When parishioners at the new St. Mary Queen of Apostles Parish came together for its opening Mass June 26, they already felt like old friends.

The new parish was created by the combination of St. Mary of the Assumption Parish, 310 E. 137th St., Chicago, and Queen of Apostles Parish, 207 W. 145th St., Riverdale. It is housed in the former Queen of Apostles buildings.

“It went as smooth as silk,” said Father John Harvey, who had been pastor of both parishes before the merge and is now the pastor of the new parish. “We had some divine favor going in.”

According to the official decree that closed the former parishes and opened the new one, the moves were made because the number of Catholic faithful in the area had declined precipitously in the years since 1980, and the decision was made that they could be better served by one parish.

Indeed, the 2011 Archdiocesan Directory shows Queen of Apostles as having 125 registered families and St. Mary of the Assumption as having 234 registered families. However, only about 125 people showed up each weekend during the October count last year, Harvey said.

Parishioners were told of the merge last summer, business manager Brenda Griggs said, and have been invited to special events at both parishes all year long to get to know each other.

For example, when St. Mary of the Assumption hosted Lenten “soup and suppers,” parishioners from Queen of Apostles Parish were welcome to attend.

The result is that the two groups seem willing to come together.

“In the weeks since the merge, I think I’ve accounted for almost everybody from St. Mary at the new parish,” Harvey said. “It’s gone as well as it could.”
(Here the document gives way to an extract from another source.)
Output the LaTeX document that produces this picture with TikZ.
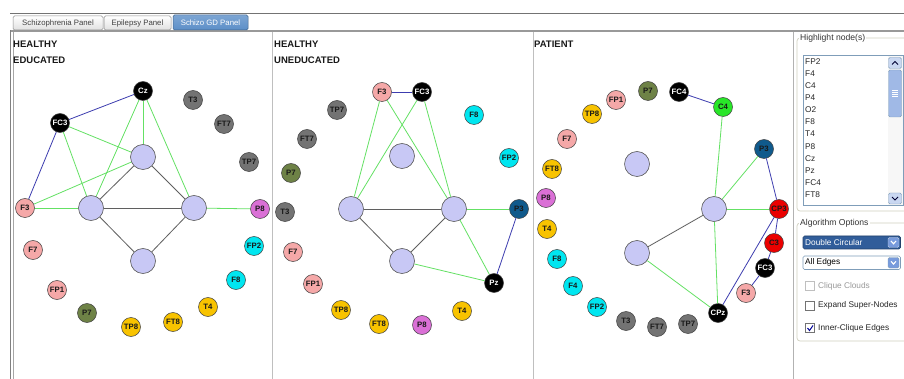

Harvey said he did his best to help the parishes come together after being part of a more difficult merge early in his ministry.

To help former St. Mary of the Assumption parishioners feel welcome in their new home, Harvey said the parish brought along the tabernacle in its marble setting, the stations of the cross, several statues and an image of Our Lady of Guadalupe that was especially beloved by the Latino parishioners of St. Mary of the Assumption.

Latinos made up about a quarter of the St. Mary of the Assumption congregation, Harvey said, with the rest a mix of white Anglo and African-American parishioners. The congregation at Queen of Apostles was made up mostly of retired white Anglo parishioners, Griggs said.

One difference in the two parishes’ populations is that there were more families with children at St. Mary of the Assumption, Griggs said, so the new parish includes the former St. Mary Director of Religious Education Ann Hilsen.

The new parish spent most of its first few weeks getting the new staff and clergy moved in. While Harvey had led both parishes, he resided at St. Mary of the Assumption.

Next on the agenda is bringing together members of the parish’s various ministries, Griggs said, going from having two groups running in parallel to a single, cohesive group. The plan was to start with the parishioners who count the weekend collections to make sure everyone was on the same page. The archdiocesan Office of Finance Services offers best practices guidelines for handling money in parishes.

Once everything is moved out, Harvey said, the archdiocese intends to sell the property at St. Mary of the Assumption.

That parish was founded in 1886, and its buildings were older and in need of more maintenance than the buildings at Queen of Apostles. The latter was founded in 1953 to accommodate the then-burgeoning Catholic population of the area, taking in some of the territory that had once belonged to St. Mary of the Assumption.

Uniting the two parishes together will bring the new parish a spark of new life, Harvey said, something that is welcomed by all members.

“They want to see things happen,” he said. “There’s an openness there.”